Before listening to this album, a listener might want to know that it’s a moderate departure from the band’s previous style. On 2011’s My Devil In Your Eyes, vocalist Garret Rapp’s screaming vocals were deep growls not unlike those of Jake Luhrs (August Burns Red) or Winston McCall (Parkway Drive). On Know Hope, Rapp’s screams are drastically different—they’re more like yells that are comparable to Bring Me the Horizon’s Oliver Sykes. And behind these newly styled screams are guitar lines that dance around the vocals, rather than behind them. Many of the verses on this album are memorable because of the guitar just as much as the vocals.
As much as the band’s sound has changed over the course of a year or two, one thing that hasn’t changed at all is Rapp’s singing. Like always, he has one of the most versatile singing voices in metal music. At times his voice is so smooth it would work as an R&B voice (“Burn Victims”, “Strange Comfort”), and in some songs his voice is a rough mix between screaming and singing (“Learned Behavior”). The album's most fun song, “Steadfast,” features Rapp sing-yelling the first lines, “We’ve been deserted, that doesn’t mean that we deserve it,” then transitioning into the album’s smoothest singing immediately after that. The previously mentioned “Learned Behavior” will be a crowd favorite at live shows; it features an aggressive intro that leads into a pre-chorus of a reverberated female voice singing a melody reminiscent of August Burns Red’s “Empire” which dovetails into the catchiest chorus on the album, where Rapp yells “Come to me with anything that you’ll ever need.” While the second half of the album doesn’t pack the same punch as the first half, it is just as interesting because of the chill-inducing opening riff of “Saviorself” and the fascinating vocal melody progression of "Hole Hearted."

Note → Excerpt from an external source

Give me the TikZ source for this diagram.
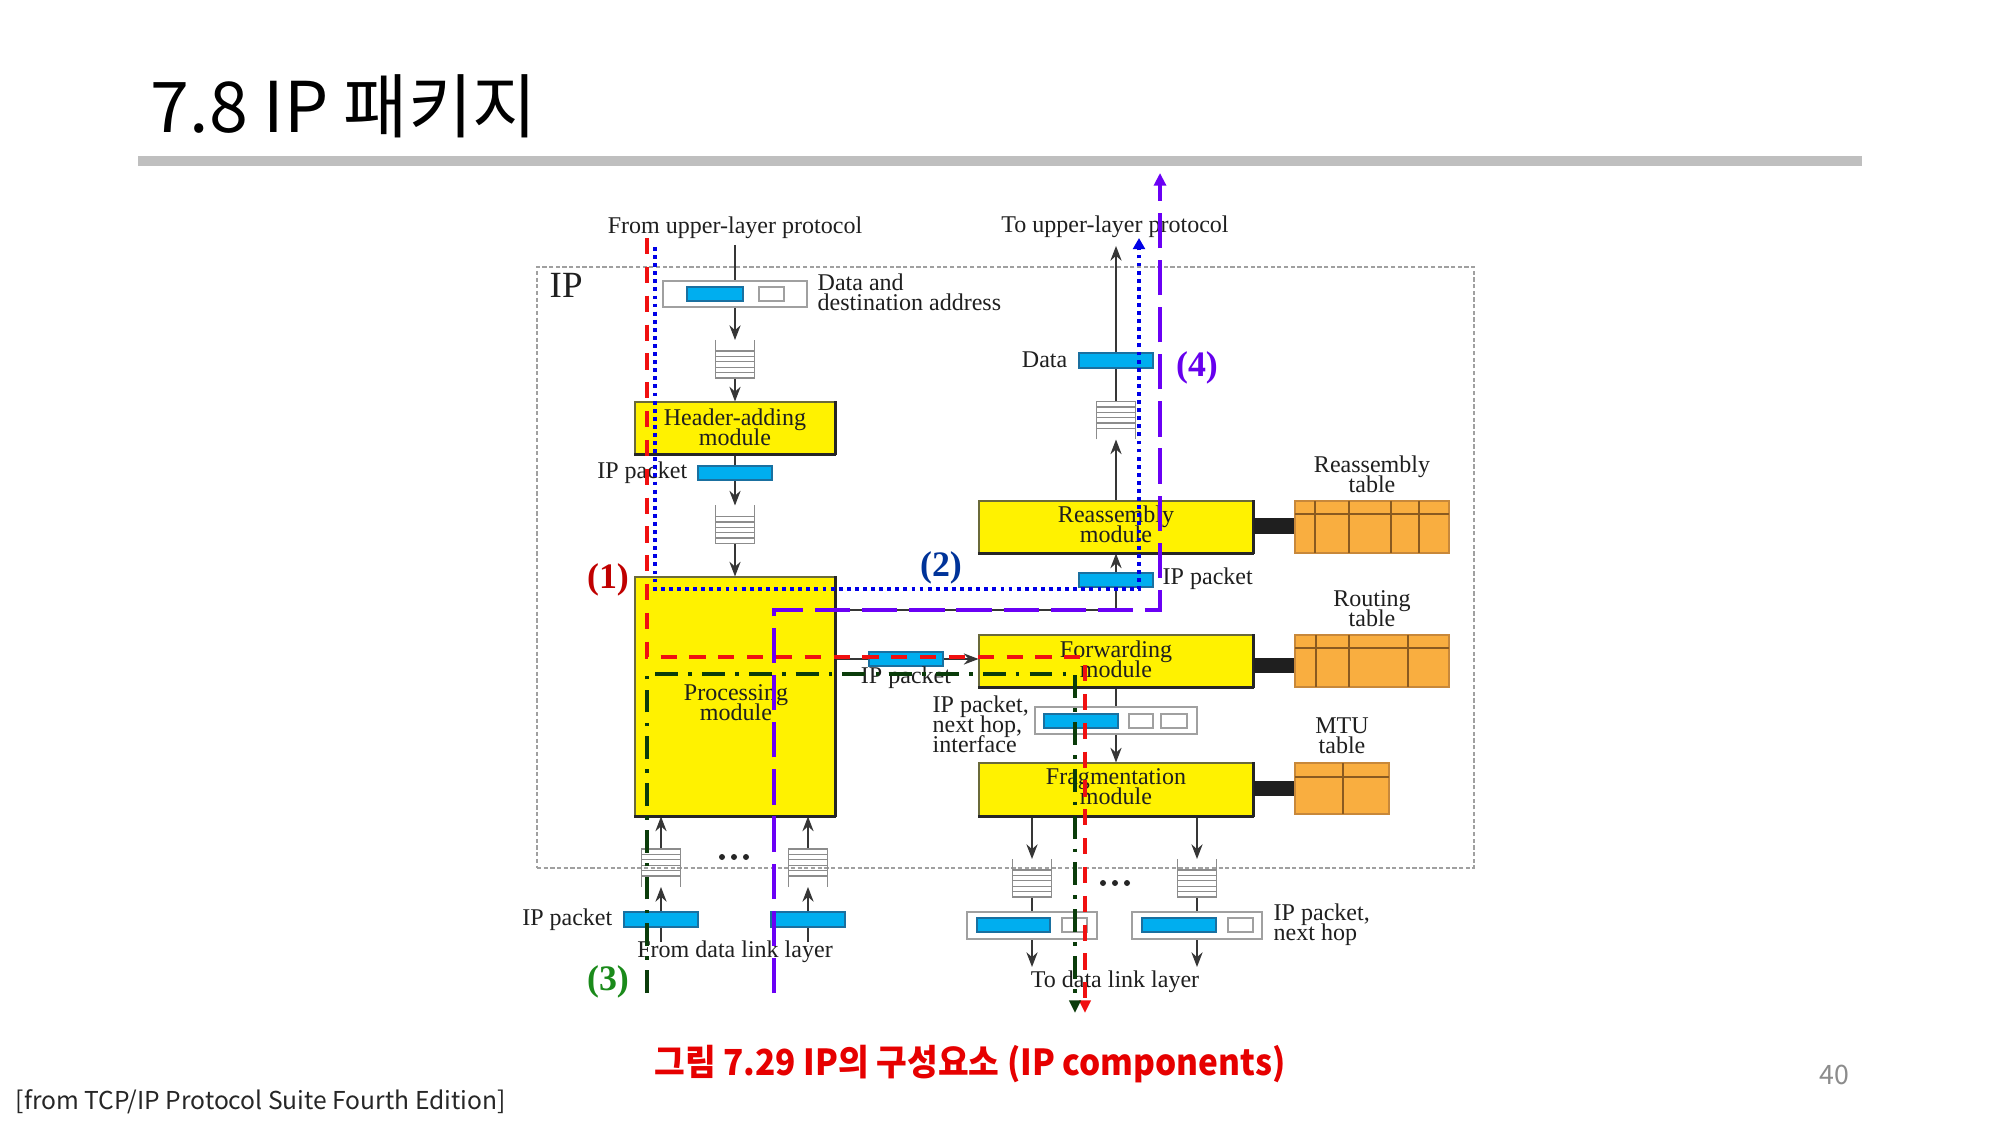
\documentclass[tikz,border=0pt]{standalone}
\usepackage{fontspec}
\usepackage{graphicx}
\setmainfont{Liberation Serif}
\newfontfamily\krfont{Noto Sans CJK KR}
\usetikzlibrary{arrows.meta,backgrounds,fit}

\definecolor{modyellow}{HTML}{FFF200}
\definecolor{modedge}{HTML}{6A6A3A}
\definecolor{taborange}{HTML}{F9AE40}
\definecolor{tabedge}{HTML}{C8883A}
\definecolor{tabline}{HTML}{8A5A20}
\definecolor{pktblue}{HTML}{00AEEF}
\definecolor{pktedge}{HTML}{1A70A0}
\definecolor{linegrey}{HTML}{363636}
\definecolor{queuegrey}{HTML}{8C8C8C}
\definecolor{boxgrey}{HTML}{A0A0A0}
\definecolor{pathred}{HTML}{F01010}
\definecolor{pathblue}{HTML}{0000E6}
\definecolor{pathgreen}{HTML}{0A3C0A}
\definecolor{pathviolet}{HTML}{6A00F5}
\definecolor{numred}{HTML}{C00000}
\definecolor{numblue}{HTML}{003399}
\definecolor{numgreen}{HTML}{1A8A1A}
\definecolor{numviolet}{HTML}{6600EE}
\definecolor{capred}{HTML}{E60000}
\definecolor{rulegrey}{HTML}{BFBFBF}

\newcommand{\diagfont}{\fontsize{6.83pt}{5.69pt}\selectfont\lineskiplimit=-20pt\relax}

\tikzset{
  lbl/.style={font=\diagfont, inner sep=0pt, text=black!88},
  modlbl/.style={lbl, align=center, anchor=north},
  biglbl/.style={font=\fontsize{10.5pt}{12pt}\selectfont, inner sep=0pt, text=black!88},
  pathnum/.style={font=\fontsize{10.2pt}{12pt}\selectfont\bfseries, inner sep=0pt},
  module/.style={fill=modyellow, draw=modedge, line width=0.3pt, inner sep=0pt,
    append after command={(\tikzlastnode.south west) edge[shadowedge] (\tikzlastnode.south east)
                          (\tikzlastnode.south east) edge[shadowedge] (\tikzlastnode.north east)}},
  shadowedge/.style={draw=black!85, line width=0.7pt},
  tablebox/.style={fill=taborange, draw=tabedge, line width=0.35pt, inner sep=0pt},
  tabinner/.style={draw=tabline, line width=0.3pt},
  linkbar/.style={fill=black!88},
  pkt/.style={fill=pktblue, draw=pktedge, line width=0.3pt, inner sep=0pt},
  addrbox/.style={fill=white, draw=boxgrey, line width=0.4pt, inner sep=0pt},
  addrcell/.style={fill=white, draw=boxgrey, line width=0.4pt, inner sep=0pt},
  ipframe/.style={draw=boxgrey, line width=0.35pt, dash pattern=on 1.2pt off 0.7pt, inner sep=0pt},
  wire/.style={draw=linegrey, line width=0.35pt},
  flow/.style={wire, -{Stealth[length=4.2pt,width=3.2pt,inset=1.4pt]}},
  qline/.style={draw=queuegrey, line width=0.35pt},
  redpath/.style={draw=pathred, line width=1.14pt, dash pattern=on 4.6pt off 3.6pt,
    -{Triangle[length=3.6pt,width=3.2pt]}},
  bluepath/.style={draw=pathblue, line width=1.14pt, dash pattern=on 1.1pt off 1.2pt,
    -{Triangle[length=3.2pt,width=3.4pt]}},
  greenpath/.style={draw=pathgreen, line width=1.14pt, dash pattern=on 6.5pt off 2.9pt on 1pt off 2.9pt,
    -{Triangle[length=3.6pt,width=3.2pt]}},
  violetpath/.style={draw=pathviolet, line width=1.14pt, dash pattern=on 10pt off 3.4pt,
    -{Triangle[length=3.6pt,width=3.4pt]}},
  queuedown/.pic={
    \draw[qline] (-19.5,-19) -- (-19.5,19) -- (19.5,19) -- (19.5,-19);
    \foreach \yy in {-8,-2.6,2.8,8.2,13.6} \draw[qline] (-19.5,\yy) -- (19.5,\yy);
    \coordinate (-n) at (0,-19);
    \coordinate (-s) at (0,19);
  },
  queueup/.pic={
    \draw[qline] (-19.5,19) -- (-19.5,-19) -- (19.5,-19) -- (19.5,19);
    \foreach \yy in {-13.6,-8.2,-2.8,2.6,8} \draw[qline] (-19.5,\yy) -- (19.5,\yy);
    \coordinate (-n) at (0,-19);
    \coordinate (-s) at (0,19);
  },
}

\begin{document}
\begin{tikzpicture}[x=0.01cm, y=-0.01cm]
\useasboundingbox (0,0) rectangle (2000,1125);

% slide heading and rule
\node[anchor=base west, inner sep=0pt, font=\krfont\fontsize{19.9pt}{24pt}\selectfont] (title) at (150,133) {7.8 IP 패키지};
\fill[rulegrey] (138,156) rectangle (1862,166);

% IP layer frame
\node[ipframe, fit={(537,267) (1474,868)}] (ipbox) {};
\node[biglbl, anchor=base west] (iplabel) at (549,298) {IP};

% modules
\node[module, fit={(635,402) (835,454)}] (hdr) {};
\node[module, fit={(635,577) (835,816)}] (proc) {};
\node[module, fit={(979,501) (1253,553)}] (rea) {};
\node[module, fit={(979,635) (1253,687)}] (fwd) {};
\node[module, fit={(979,763) (1253,816)}] (frag) {};
\node[modlbl] (hdrtext) at (735,408.6) {Header-adding\\module};
\node[modlbl] (proctext) at (736,683.6) {Processing\\module};
\node[modlbl] (reatext) at (1116,505.6) {Reassembly\\module};
\node[modlbl] (fwdtext) at (1116,640.6) {Forwarding\\module};
\node[modlbl] (fragtext) at (1116,767.6) {Fragmentation\\module};

% tables
\node[tablebox, fit={(1295,501) (1449,553)}] (rtab) {};
\foreach \xx in {1315,1349,1391,1419} \draw[tabinner] (\xx,501) -- (\xx,553);
\draw[tabinner] (1295,514) -- (1449,514);
\node[tablebox, fit={(1295,635) (1449,687)}] (routtab) {};
\foreach \xx in {1316,1349,1408} \draw[tabinner] (\xx,635) -- (\xx,687);
\draw[tabinner] (1295,648) -- (1449,648);
\node[tablebox, fit={(1295,763) (1389,814)}] (mtutab) {};
\draw[tabinner] (1343,763) -- (1343,814);
\draw[tabinner] (1295,777) -- (1389,777);

\fill[linkbar] (rea.east |- 0,518) rectangle (rtab.west |- 0,534);
\fill[linkbar] (fwd.east |- 0,658) rectangle (routtab.west |- 0,673);
\fill[linkbar] (frag.east |- 0,781) rectangle (mtutab.west |- 0,796);

\node[modlbl] (rtabtext) at (1372,455.6) {Reassembly\\table};
\node[modlbl] (routtext) at (1372,589.6) {Routing\\table};
\node[modlbl] (mtutext) at (1342,717) {MTU\\table};

% packets and address boxes
\node[addrbox, fit={(663,281) (807,307)}] (dbox) {};
\node[pkt, fit={(687,287) (743,301)}] (dbar) {};
\node[addrcell, fit={(759,287) (784,301)}] (dcell) {};
\node[pkt, fit={(698,466) (772,480)}] (p1) {};
\node[pkt, fit={(1079,353) (1153,368)}] (datar) {};
\node[pkt, fit={(1079,573) (1153,587)}] (p4) {};
\node[pkt, fit={(869,652) (943,666)}] (p3) {};

\node[addrbox, fit={(1035,707) (1197,734)}] (box2) {};
\node[pkt, fit={(1044,714) (1118,728)}] (box2bar) {};
\node[addrcell, fit={(1129,714) (1153,728)}] (box2c1) {};
\node[addrcell, fit={(1161,714) (1187,728)}] (box2c2) {};

\node[addrbox, fit={(967,912) (1097,939)}] (box3) {};
\node[pkt, fit={(977,918) (1050,932)}] (box3bar) {};
\node[addrcell, fit={(1062,918) (1087,932)}] (box3c) {};
\node[addrbox, fit={(1132,912) (1262,939)}] (box4) {};
\node[pkt, fit={(1142,918) (1216,932)}] (box4bar) {};
\node[addrcell, fit={(1228,918) (1253,932)}] (box4c) {};

\node[pkt, fit={(624,912) (698,927)}] (b1) {};
\node[pkt, fit={(771,912) (845,927)}] (b2) {};

% queues
\pic (q1) at (735,359) {queuedown};
\pic (q2) at (735,524.5) {queuedown};
\pic (q3) at (1116,420.5) {queueup};
\pic (q5) at (1032,878) {queuedown};
\pic (q6) at (1197,878) {queuedown};
\pic (q7) at (661,868) {queueup};
\pic (q8) at (808,868) {queueup};

% free ends
\coordinate (upin) at (735,245);
\coordinate (upout) at (1116,246);
\coordinate (jr) at (1116,610);
\coordinate (out1) at (1032,967);
\coordinate (out2) at (1197,967);
\coordinate (in1) at (661,942);
\coordinate (in2) at (808,942);

% data flow connectors, kept behind the packets
\begin{scope}[on background layer]
\fill[white] (0,0) rectangle (2000,1125);
\draw[wire] (upin) -- (dbox.north);
\draw[flow] (dbox.south) -- (q1-n);
\draw[flow] (q1-s) -- (hdr.north);
\draw[wire] (hdr.south) -- (p1.north);
\draw[flow] (p1.south) -- (q2-n);
\draw[flow] (q2-s) -- (proc.north);
\draw[flow] (proc.east |- p3.center) -- (fwd.west |- p3.center);
\draw[flow] (proc.east |- jr) -- (jr) -- (rea.south);
\draw[flow] (rea.north) -- (q3-s);
\draw[flow] (q3-n) -- (upout);
\draw[wire] (fwd.south) -- (box2.north);
\draw[flow] (box2.south) -- (frag.north);
\draw[flow] (frag.south -| q5-n) -- (q5-n);
\draw[flow] (frag.south -| q6-n) -- (q6-n);
\draw[wire] (q5-s) -- (box3.north);
\draw[wire] (q6-s) -- (box4.north);
\draw[flow] (box3.south) -- (out1);
\draw[flow] (box4.south) -- (out2);
\draw[wire] (in1) -- (b1.south);
\draw[wire] (in2) -- (b2.south);
\draw[flow] (b1.north) -- (q7-s);
\draw[flow] (b2.north) -- (q8-s);
\draw[flow] (q7-n) -- (proc.south -| q7-n);
\draw[flow] (q8-n) -- (proc.south -| q8-n);
\end{scope}

% ellipses between queues
\foreach \xx in {722,734,746} \fill[black!85] (\xx,857) circle[radius=3];
\foreach \xx in {1103,1115,1127} \fill[black!85] (\xx,883) circle[radius=3];

% text labels
\node[lbl, anchor=base] (fromup) at (735,234) {From upper-layer protocol};
\node[lbl, anchor=base] (toup) at (1115,233) {To upper-layer protocol};
\node[lbl, align=left, anchor=north west] (dlabel) at (817,273.6) {Data and\\destination address};
\node[lbl, anchor=base east] (p1lbl) at (688,479) {IP packet};
\node[lbl, anchor=base east] (datalbl) at (1068,368) {Data};
\node[lbl, anchor=base west] (p4lbl) at (1162,585) {IP packet};
\node[lbl, anchor=base] (p3lbl) at (906,684) {IP packet};
\node[lbl, align=left, anchor=north west] (nhlbl) at (932,695.6) {IP packet,\\next hop,\\interface};
\node[lbl, align=left, anchor=north west] (nh2lbl) at (1273,903.6) {IP packet,\\next hop};
\node[lbl, anchor=base] (todl) at (1115,987) {To data link layer};
\node[lbl, anchor=base east] (b1lbl) at (613,925) {IP packet};
\node[lbl, anchor=base] (fromdl) at (735,957) {From data link layer};

% traced paths
\coordinate (r0) at (647,238);
\coordinate (rA) at (647,657);
\coordinate (rB) at (1085,657);
\coordinate (r1) at (1085,1013);
\draw[redpath] (r0) -- (rA) -- (rB) -- (r1);

\coordinate (u0) at (655,247);
\coordinate (uA) at (655,589);
\coordinate (uB) at (1139,589);
\coordinate (u1) at (1139,238);
\draw[bluepath] (u0) -- (uA) -- (uB) -- (u1);

\coordinate (g0) at (647,993);
\coordinate (gA) at (647,674);
\coordinate (gB) at (1075,674);
\coordinate (g1) at (1075,1013);
\draw[greenpath] (g0) -- (gA) -- (gB) -- (g1);

\coordinate (v0) at (774,993);
\coordinate (vA) at (774,610);
\coordinate (vB) at (1160,610);
\coordinate (v1) at (1160,173);
\draw[violetpath] (v0) -- (vA) -- (vB) -- (v1);

\node[pathnum, text=numred] (n1) at (608,580) {(1)};
\node[pathnum, text=numblue] (n2) at (941,568) {(2)};
\node[pathnum, text=numgreen] (n3) at (608,982) {(3)};
\node[pathnum, text=numviolet] (n4) at (1197,368) {(4)};

% caption, source and page number
\node[anchor=base, inner sep=0pt, text=capred, font=\krfont\bfseries\fontsize{10.2pt}{12pt}\selectfont] (caption) at (970,1075) {\scalebox{0.93}[1]{그림 7.29 IP의 구성요소 (IP components)}};
\node[anchor=base west, inner sep=0pt, text=black!85, font=\krfont\fontsize{7pt}{8pt}\selectfont] (source) at (15,1109) {[from TCP/IP Protocol Suite Fourth Edition]};
\node[anchor=base, inner sep=0pt, text=black!45, font=\krfont\fontsize{7.6pt}{9pt}\selectfont] (pageno) at (1834,1084) {40};
\end{tikzpicture}
\end{document}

I’ll admit that I was a little skeptical when I heard vocalist Garret Rapp’s new screaming style. Like they did with me, the noticeable changes that The Color Morale have made to their formula may turn off some fans on first listen, but if those fans can take a step back and give the new Color Morale a fair chance, they’ll fall in love with Know Hope and fall in love with the band all over again just like I did.